Filter the entries below, keeping every line that has the word "with".

* * * * *

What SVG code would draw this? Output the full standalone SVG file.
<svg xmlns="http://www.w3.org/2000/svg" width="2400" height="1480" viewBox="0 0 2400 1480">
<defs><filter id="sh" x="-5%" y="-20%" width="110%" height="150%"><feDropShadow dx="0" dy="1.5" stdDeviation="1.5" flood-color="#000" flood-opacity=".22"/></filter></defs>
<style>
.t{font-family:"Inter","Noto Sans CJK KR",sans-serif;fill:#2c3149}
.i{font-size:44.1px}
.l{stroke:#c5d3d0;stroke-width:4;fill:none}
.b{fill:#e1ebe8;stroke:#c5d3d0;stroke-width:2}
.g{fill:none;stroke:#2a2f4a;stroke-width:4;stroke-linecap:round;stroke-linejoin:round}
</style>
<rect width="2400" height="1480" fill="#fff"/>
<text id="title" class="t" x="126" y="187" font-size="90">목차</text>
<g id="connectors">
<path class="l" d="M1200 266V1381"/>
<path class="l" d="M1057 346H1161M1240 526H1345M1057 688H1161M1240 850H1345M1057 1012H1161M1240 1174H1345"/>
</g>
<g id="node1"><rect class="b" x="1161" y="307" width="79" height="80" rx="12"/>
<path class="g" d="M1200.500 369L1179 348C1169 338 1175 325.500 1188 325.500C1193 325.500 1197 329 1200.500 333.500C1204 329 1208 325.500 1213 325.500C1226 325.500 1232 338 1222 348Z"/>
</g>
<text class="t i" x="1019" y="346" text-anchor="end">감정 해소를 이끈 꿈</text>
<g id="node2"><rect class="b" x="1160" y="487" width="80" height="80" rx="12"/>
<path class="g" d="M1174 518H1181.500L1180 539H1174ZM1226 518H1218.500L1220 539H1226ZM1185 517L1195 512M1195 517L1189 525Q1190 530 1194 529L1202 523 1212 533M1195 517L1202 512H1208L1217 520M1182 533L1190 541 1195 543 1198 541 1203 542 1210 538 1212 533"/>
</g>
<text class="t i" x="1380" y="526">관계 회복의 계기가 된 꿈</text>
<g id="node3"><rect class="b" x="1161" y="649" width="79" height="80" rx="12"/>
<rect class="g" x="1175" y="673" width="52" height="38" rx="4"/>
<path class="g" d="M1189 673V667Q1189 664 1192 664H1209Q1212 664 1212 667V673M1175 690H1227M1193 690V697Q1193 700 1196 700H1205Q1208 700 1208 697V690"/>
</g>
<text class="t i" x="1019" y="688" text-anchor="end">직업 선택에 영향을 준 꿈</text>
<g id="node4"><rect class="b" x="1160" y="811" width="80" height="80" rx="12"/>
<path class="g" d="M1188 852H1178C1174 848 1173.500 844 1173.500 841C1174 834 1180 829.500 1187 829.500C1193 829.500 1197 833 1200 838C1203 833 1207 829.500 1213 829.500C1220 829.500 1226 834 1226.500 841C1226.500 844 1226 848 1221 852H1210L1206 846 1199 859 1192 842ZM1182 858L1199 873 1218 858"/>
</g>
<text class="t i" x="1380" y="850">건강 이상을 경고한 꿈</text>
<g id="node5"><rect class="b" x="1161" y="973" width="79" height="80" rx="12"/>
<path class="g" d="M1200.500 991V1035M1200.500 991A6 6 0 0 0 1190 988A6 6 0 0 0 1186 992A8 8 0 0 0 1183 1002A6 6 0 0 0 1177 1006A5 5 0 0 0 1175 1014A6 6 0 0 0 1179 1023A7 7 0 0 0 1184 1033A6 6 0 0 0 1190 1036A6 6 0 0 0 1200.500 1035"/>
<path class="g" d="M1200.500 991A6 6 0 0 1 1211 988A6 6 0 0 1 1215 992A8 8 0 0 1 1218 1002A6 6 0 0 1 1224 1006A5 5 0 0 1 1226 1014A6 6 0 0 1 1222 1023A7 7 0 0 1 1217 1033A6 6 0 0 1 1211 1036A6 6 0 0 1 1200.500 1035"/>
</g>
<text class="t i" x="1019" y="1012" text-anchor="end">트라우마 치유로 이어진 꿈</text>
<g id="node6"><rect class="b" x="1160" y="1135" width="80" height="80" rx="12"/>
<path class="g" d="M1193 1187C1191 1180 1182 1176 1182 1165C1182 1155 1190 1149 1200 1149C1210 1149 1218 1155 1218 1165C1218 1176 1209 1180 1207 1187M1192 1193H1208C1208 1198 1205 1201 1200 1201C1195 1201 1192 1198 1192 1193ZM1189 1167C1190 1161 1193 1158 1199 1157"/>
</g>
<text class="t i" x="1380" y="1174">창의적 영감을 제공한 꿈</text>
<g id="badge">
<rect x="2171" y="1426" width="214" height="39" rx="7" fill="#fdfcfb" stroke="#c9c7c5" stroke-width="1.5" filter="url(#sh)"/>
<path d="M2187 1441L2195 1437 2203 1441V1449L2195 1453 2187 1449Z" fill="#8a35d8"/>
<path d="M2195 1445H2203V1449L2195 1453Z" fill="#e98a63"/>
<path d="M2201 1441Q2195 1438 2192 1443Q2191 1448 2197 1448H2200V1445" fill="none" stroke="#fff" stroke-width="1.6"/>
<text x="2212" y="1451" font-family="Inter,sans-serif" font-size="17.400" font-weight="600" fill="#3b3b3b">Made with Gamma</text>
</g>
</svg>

* * * * *

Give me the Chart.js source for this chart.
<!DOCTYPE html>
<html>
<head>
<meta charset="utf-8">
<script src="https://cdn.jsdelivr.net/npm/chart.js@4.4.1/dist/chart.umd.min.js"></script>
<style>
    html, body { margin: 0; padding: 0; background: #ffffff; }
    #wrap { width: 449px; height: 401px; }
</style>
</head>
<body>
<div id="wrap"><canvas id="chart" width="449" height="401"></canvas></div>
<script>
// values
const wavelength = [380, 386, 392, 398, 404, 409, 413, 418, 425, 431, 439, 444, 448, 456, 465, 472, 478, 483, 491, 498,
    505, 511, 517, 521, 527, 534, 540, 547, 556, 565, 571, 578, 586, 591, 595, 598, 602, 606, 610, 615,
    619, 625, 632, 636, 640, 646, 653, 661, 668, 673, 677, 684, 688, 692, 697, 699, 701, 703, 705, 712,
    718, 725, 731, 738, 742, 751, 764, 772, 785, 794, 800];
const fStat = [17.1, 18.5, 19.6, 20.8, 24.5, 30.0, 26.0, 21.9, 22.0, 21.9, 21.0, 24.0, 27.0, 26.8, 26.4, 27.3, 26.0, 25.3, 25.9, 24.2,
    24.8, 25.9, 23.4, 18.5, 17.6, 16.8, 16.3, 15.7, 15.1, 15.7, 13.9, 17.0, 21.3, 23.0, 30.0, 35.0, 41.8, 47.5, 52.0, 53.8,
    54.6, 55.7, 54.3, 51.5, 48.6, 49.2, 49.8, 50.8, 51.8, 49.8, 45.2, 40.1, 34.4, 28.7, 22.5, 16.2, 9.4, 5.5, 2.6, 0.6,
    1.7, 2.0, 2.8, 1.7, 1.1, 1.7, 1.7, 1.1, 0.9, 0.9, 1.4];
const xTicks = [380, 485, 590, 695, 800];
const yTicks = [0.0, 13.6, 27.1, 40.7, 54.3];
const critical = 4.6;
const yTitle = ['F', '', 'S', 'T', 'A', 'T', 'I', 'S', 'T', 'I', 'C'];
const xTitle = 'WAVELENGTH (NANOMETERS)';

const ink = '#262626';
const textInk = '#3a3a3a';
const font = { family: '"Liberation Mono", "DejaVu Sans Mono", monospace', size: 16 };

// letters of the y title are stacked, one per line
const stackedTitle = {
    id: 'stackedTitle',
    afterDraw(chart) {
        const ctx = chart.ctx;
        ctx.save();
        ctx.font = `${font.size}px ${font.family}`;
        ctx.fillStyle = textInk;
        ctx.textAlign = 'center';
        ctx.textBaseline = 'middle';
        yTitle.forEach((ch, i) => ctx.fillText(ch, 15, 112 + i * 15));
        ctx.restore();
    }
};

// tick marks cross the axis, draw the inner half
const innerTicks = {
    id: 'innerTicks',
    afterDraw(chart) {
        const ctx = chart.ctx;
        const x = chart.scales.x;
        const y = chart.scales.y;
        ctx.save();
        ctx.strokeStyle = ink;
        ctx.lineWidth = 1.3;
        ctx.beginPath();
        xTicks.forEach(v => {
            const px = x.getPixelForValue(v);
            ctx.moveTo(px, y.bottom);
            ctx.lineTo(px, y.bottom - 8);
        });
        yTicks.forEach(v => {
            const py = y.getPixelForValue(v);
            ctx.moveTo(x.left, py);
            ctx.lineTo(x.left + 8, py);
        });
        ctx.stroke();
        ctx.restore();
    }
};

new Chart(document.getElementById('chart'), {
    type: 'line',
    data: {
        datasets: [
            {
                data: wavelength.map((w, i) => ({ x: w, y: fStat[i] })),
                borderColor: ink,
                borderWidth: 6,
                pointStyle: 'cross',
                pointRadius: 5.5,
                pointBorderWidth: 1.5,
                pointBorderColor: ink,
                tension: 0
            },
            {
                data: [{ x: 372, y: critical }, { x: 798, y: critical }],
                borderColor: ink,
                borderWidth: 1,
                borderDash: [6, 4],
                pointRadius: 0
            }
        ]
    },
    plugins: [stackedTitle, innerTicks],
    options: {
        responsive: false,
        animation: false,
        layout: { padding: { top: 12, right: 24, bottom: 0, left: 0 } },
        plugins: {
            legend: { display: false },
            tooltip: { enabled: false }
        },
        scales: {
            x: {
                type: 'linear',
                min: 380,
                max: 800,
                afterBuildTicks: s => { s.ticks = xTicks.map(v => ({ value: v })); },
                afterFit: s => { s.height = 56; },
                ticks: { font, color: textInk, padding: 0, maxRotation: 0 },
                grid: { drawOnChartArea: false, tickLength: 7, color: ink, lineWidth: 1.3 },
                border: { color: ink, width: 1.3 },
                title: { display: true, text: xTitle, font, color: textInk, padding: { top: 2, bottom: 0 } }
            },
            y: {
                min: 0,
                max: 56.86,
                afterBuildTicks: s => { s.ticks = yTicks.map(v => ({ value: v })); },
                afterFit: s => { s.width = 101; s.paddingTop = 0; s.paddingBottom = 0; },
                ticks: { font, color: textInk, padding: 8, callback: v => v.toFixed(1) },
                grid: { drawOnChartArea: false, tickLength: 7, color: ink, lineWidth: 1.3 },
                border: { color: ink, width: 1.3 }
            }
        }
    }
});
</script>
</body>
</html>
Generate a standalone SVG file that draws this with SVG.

* * * * *

[The answer]
<text x="2212" y="1451" font-family="Inter,sans-serif" font-size="17.400" font-weight="600" fill="#3b3b3b">Made with Gamma</text>
Generate a standalone SVG file that draws this with SVG.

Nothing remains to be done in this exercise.